The day after Christmas Achille rose excited
by the half-dark. A stale cock crew. Grass grew lighter
in the pastures. Moon-basins flashed in the riverbed.
Today he was not the usual kingfish-fighter
but a muscular woman, a scarf round his head.
Today was the day of fifes, the prattling skin
of the goat-drums, the day of dry gourds, of brass bells
round his ankles, not chains from the Bight of Benin
but those fastened by himself. He was someone else
today, a warrior-woman, fierce and benign.
Today he was African, his own epitaph,
his own resurrection. Today people would laugh
at what they had lost in the paille-banane dancers;
today was the day when they wore the calabash
with its marks; today the rustling banana-trash
would whirl with spinning Philoctete, the cancer’s
anemone gone from his shin; the balancer’s
day on the bamboo poles and the stilt-strider’s height
floating past balconies, past the fretwork mansards;
today was the children’s terror and their delight,
running up the street and hiding in people’s yards.
Achille walked out into the blinding emptiness
of the shut village. He strode like a prizefighter
on Boxing Day, carrying Helen’s yellow dress,
and the towel that matched it draped over his head,
the Lifebuoy soap in a dish swallowed by his hand
to wash off the love-sweat with Helen. By the shed
of the fishermen’s depot a trough in the sand
held the public standpipe with its brass-knuckled fist.
The shower was a trickle. First Achille lathered
his skull white as Seven Seas’s hair, then pulled the waist
of the trunks to forage his crotch. Then he rolled dirt
from back of the ankles with a hard-pressing wrist,
then rubbed one heel where the thorn-vine had left its hurt.
Then he opened the shower full out and let it drum
the streaming soap past his eyes, groping to close it.
“You smell like a flower,” he teased himself. “How come?”
Next he unfrayed the soap-dried knots in his armpit,
and spray flew from his hair to the quick-picking comb.
The village was hung over. The sun slept in the street
like a dog, with no traffic. He shook Philo’s gate.
The sufferer was cured now. He walked very straight.
II
Those elbows like anchors, those huge cannonball fists
wriggled through the armholes of the tight lemon dress.
Helen helped him stuff the rags and align his breasts.

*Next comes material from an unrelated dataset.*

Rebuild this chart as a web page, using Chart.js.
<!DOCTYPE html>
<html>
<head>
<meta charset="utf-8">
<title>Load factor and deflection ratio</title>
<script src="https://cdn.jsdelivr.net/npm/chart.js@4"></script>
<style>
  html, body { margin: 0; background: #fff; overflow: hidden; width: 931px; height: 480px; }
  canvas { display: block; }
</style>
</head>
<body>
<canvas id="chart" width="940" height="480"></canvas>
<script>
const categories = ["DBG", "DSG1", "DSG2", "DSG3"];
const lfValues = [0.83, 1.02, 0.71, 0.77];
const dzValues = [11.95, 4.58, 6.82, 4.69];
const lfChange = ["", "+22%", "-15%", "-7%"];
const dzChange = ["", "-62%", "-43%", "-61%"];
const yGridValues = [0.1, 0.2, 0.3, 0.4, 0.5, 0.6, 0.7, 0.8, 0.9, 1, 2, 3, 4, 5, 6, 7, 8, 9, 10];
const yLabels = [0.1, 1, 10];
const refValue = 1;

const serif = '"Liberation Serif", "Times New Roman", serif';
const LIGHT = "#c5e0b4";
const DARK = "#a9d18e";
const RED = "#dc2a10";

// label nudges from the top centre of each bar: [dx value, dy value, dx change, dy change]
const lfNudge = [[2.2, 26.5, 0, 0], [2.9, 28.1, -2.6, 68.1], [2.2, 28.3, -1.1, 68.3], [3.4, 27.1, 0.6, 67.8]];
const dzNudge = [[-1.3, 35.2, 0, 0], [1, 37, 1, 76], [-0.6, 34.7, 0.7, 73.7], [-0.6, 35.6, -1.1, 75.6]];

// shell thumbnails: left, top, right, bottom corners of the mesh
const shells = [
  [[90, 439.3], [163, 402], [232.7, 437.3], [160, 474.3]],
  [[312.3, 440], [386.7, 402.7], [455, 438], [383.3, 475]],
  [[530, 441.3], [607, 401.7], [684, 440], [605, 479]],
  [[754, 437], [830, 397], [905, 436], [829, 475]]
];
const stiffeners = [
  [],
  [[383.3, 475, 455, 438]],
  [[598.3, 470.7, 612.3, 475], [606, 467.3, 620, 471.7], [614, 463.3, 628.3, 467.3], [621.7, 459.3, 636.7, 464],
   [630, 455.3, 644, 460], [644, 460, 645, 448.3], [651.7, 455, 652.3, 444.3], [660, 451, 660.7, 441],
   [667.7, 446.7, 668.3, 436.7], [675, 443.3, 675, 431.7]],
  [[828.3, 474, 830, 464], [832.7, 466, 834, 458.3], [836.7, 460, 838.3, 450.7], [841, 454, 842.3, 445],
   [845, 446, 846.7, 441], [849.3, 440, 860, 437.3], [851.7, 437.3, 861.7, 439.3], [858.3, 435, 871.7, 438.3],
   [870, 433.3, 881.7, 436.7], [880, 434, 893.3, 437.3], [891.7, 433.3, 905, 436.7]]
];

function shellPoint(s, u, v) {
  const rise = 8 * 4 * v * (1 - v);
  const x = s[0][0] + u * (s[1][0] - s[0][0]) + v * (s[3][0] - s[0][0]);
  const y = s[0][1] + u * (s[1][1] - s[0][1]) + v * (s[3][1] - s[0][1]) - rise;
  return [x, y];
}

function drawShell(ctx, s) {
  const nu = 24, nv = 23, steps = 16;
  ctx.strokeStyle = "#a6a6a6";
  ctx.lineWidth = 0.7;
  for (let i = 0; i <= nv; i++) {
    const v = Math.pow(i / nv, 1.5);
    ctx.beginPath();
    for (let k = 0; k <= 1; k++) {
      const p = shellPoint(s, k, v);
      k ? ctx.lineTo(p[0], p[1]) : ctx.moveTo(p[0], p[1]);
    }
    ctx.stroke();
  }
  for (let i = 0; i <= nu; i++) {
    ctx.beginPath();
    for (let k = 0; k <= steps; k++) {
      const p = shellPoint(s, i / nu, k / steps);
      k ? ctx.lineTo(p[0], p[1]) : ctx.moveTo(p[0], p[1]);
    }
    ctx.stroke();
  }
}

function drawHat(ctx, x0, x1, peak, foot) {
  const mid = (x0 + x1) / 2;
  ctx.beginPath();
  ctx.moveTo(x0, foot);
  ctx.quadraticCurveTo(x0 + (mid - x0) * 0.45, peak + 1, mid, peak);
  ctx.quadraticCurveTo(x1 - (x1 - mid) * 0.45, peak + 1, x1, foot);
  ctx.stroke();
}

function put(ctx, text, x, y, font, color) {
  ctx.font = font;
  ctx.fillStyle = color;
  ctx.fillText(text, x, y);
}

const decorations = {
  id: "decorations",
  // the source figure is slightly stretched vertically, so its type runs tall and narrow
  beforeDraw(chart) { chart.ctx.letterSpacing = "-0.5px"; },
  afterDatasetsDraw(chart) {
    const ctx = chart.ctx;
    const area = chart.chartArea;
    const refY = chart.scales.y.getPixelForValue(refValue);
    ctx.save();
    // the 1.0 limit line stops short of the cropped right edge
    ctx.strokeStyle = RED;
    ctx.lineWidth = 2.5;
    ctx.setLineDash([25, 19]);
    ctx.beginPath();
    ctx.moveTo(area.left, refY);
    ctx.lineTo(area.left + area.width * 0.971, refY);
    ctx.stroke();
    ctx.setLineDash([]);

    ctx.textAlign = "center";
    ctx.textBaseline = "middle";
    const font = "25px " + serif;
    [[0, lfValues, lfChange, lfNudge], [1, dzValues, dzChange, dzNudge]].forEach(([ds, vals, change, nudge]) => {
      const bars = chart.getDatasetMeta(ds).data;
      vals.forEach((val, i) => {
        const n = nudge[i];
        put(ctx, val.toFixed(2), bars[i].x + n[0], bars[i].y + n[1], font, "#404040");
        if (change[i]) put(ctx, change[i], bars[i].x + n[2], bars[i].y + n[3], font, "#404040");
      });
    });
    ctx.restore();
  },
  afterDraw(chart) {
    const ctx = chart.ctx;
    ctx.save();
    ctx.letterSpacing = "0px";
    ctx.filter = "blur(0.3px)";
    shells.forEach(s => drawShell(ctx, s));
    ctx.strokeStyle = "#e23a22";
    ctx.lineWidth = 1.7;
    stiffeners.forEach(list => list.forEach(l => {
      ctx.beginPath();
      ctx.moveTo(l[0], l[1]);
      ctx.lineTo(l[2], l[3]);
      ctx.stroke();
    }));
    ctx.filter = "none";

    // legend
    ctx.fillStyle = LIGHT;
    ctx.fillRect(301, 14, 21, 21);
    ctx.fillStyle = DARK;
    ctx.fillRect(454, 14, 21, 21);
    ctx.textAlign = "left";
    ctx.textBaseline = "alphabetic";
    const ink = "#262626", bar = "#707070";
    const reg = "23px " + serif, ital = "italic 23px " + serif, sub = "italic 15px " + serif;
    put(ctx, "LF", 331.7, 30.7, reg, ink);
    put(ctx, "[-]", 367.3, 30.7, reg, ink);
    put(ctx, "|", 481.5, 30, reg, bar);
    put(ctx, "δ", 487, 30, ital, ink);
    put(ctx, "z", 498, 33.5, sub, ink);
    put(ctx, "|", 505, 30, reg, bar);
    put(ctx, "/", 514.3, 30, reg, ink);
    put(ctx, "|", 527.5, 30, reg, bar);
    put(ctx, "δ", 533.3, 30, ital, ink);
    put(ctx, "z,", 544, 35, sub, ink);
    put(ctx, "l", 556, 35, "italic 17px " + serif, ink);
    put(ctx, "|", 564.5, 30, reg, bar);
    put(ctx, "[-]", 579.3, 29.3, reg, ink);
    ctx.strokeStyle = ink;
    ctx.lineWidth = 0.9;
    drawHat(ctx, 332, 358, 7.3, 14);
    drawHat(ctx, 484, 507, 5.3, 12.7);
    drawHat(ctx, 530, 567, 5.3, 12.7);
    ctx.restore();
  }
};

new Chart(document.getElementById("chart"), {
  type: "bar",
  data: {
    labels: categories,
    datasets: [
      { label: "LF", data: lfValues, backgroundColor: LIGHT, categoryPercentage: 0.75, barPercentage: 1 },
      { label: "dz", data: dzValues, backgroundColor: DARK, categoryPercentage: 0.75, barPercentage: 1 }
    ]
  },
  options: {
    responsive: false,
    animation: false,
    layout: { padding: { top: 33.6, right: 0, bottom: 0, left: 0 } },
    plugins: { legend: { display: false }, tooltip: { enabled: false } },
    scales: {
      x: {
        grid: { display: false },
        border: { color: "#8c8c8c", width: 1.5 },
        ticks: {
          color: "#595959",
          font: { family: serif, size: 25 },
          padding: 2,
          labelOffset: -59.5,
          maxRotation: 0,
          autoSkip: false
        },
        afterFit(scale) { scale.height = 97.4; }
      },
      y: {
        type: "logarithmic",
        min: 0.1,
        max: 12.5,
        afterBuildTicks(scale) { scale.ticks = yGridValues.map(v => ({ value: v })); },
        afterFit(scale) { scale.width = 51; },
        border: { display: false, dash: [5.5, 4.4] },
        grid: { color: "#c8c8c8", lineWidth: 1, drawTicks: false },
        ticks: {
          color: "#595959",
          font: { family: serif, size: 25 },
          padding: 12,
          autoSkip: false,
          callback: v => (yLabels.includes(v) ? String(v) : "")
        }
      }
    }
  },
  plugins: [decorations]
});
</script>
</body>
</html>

At first she had laughed, but then, with firm tenderness,
Achille explained that he and Philo had done this
every Boxing Day, and not because of Christmas,
but for something older; something that he had seen
in Africa, when his name had followed a swift,
where he had been his own father and his own son.

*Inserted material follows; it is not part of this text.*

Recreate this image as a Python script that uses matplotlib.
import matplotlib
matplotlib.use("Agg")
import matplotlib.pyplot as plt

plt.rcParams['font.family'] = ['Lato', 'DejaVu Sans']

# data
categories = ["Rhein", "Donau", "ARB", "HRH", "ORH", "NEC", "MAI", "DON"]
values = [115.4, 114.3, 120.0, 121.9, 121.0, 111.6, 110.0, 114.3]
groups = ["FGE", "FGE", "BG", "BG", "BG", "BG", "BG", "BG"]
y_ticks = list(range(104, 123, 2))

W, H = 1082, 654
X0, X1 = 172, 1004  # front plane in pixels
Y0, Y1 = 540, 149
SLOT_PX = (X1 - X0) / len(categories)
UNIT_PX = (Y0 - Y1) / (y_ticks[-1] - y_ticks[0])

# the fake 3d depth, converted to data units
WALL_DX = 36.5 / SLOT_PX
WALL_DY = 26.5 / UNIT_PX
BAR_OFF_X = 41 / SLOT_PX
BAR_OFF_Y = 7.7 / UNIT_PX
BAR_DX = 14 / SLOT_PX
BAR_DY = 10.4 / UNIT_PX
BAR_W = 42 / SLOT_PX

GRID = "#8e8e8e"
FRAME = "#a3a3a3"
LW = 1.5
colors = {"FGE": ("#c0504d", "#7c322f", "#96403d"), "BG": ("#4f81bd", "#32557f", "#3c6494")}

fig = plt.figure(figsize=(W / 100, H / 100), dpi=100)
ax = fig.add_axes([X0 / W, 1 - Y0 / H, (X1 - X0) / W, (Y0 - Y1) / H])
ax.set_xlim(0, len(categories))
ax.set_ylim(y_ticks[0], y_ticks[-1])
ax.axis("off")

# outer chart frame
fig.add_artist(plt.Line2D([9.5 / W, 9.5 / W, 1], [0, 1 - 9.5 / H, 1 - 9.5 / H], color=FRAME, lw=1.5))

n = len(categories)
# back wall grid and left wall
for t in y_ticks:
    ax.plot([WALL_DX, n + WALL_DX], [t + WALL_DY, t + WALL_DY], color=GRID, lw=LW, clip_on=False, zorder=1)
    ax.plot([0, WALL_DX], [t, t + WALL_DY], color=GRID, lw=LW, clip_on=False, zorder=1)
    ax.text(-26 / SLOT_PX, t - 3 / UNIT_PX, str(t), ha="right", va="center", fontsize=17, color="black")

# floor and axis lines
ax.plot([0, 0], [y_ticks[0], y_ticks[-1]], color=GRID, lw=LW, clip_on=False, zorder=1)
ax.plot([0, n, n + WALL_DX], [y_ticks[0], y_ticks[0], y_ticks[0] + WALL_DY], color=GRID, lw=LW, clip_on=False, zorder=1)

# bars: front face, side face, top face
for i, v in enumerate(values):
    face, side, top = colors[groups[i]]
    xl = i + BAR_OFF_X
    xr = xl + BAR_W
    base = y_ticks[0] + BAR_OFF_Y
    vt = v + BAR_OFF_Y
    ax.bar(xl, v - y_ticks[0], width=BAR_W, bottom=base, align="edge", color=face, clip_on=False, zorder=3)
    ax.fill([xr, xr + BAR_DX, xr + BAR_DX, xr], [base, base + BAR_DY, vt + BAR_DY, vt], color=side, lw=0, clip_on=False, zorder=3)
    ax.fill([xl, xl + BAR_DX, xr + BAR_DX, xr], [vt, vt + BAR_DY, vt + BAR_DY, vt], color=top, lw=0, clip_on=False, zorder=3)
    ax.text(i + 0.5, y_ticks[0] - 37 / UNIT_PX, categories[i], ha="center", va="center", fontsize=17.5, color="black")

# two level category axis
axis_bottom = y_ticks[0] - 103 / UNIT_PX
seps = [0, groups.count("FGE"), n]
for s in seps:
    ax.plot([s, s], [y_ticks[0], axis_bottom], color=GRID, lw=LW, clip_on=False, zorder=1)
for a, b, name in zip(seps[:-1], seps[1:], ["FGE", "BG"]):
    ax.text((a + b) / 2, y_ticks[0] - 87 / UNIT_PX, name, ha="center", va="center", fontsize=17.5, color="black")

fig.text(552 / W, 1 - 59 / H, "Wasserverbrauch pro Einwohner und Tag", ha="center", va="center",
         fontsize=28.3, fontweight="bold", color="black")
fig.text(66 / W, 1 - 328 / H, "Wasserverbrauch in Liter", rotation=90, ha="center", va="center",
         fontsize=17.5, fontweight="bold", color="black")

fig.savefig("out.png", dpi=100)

The sail of her bellying stomach seemed to him
to bear not only the curved child sailing in her
but Hector’s mound, and her hoarse, labouring rhythm
was a delivering wave. There, in miniature,
the world was globed like a fruit, since its texture is
both acid and sweet like a golden pomme-Cythère,
the apple of Venus, and the Ville de Paris
that he had dived for once, in search of a treasure
that was kneeling right there, that had always been his.
She did not laugh anymore, but she helped him lift
the bamboo frame with its ribbons and spread them out
from the frame, and everything she did was serious.
She knelt at his feet and hooked the bells to the skirt.
Small circular mirrors necklaced the split bodice
that was too small for his chest, and their flashing lights
multiplied her face with the tears in their own eyes.